Machine language
So, as various blogs have reported, Japan's minister of labor, health and welfare (厚生労働) YANAGISAWA Hakuo referred to women as "birth-giving machines". It always bugs me in cases like this when no-one bothers to reproduce his actual words, so here they are for the record... though they don't improve matters much:
15−50歳の女性の数は決まっている。産む機械、装置の数は決まっているから、あとは一人頭で頑張ってもらうしかない。 (Source)
"The number of 15-50-year-old women is fixed. The number of birth-giving machines, [the amount of] equipment, is fixed, so all we can do is have each [person] do their best." Yep, there it is. Plus, qualifiers like "機械って言っちゃ申し訳ないけど" ("Sorry for using the word 'machines', but...") only dig the hole deeper: they suggest that he knows his phrasing is inappropriate, but expects a token pseudo-apology to get him off the hook.

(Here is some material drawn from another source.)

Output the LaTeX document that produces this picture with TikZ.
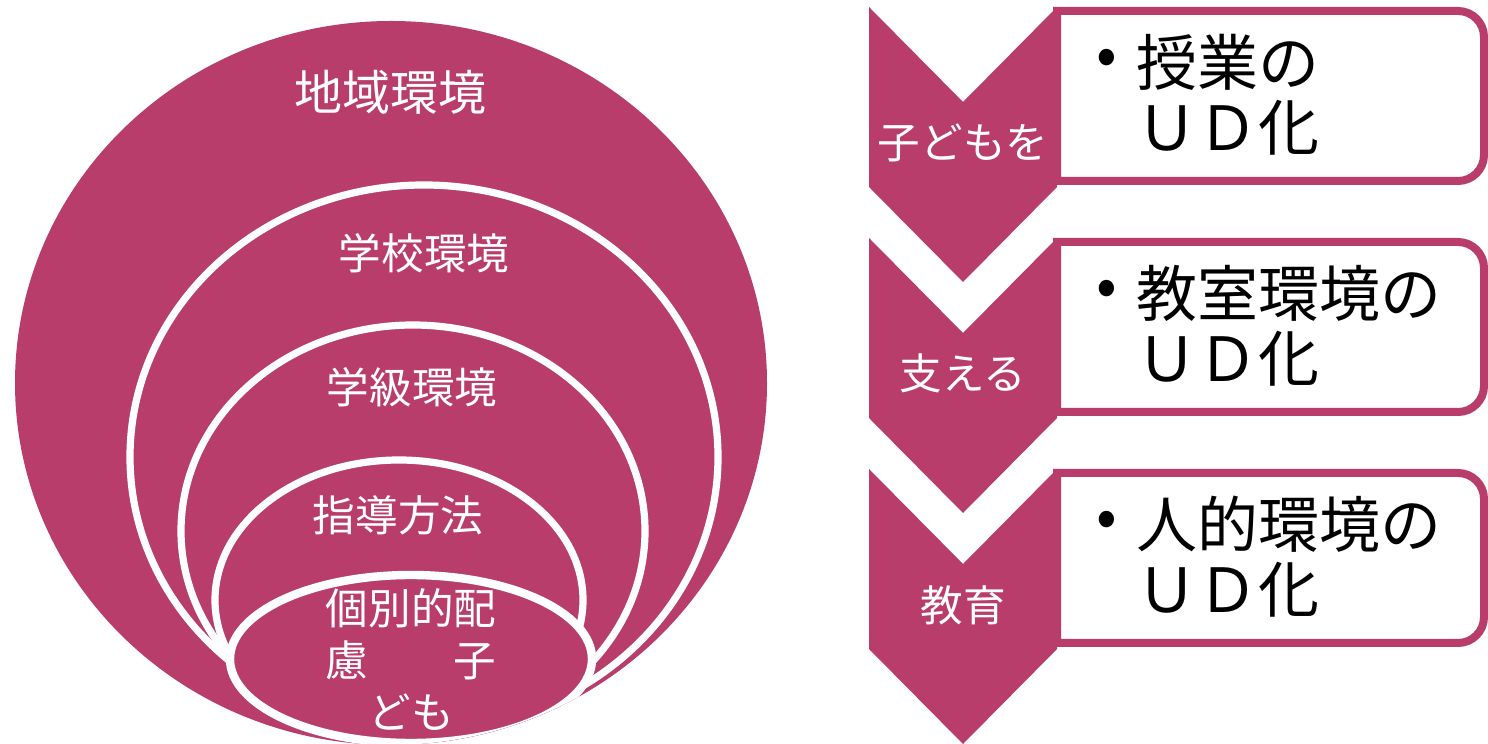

But wink-wink PC theater of that kind works only on people who wouldn't have been offended anyway. All Yanagisawa accomplished, in the end, was a demonstration of his staggering inability to relate to the women of Japan -- or, indeed, any women, anywhere, ever. And it isn't like these are "Was will das Weib?"-type mysteries, either. Consider a hypothetical 13-year-old boy who got kicked out of his LARP club for being too dorky. Even he could tell you that calling women baby machines is a one-way to ticket to Greater Asskickings. I wouldn't be surprised if the birth rate drops even lower now, purely out of spite.
gme:
More gauche than the language, of course, is the fact that he assumes women need to stop messing around with all this late-marrying and designer shopping crap and set about turning around the population trend, and hey presto, all will be well. What about, y'know, the families who are holding off having kids due to economic unease and the fact that the government doesn't provide any incentives to them? They insist on characterising the birth rate decline as purely a social problem, when in reality it's partly economic. (Not that separating the two is ever anything but a fallacy, anyway.)
I think he should have got into almost as much trouble without the machine comments, frankly.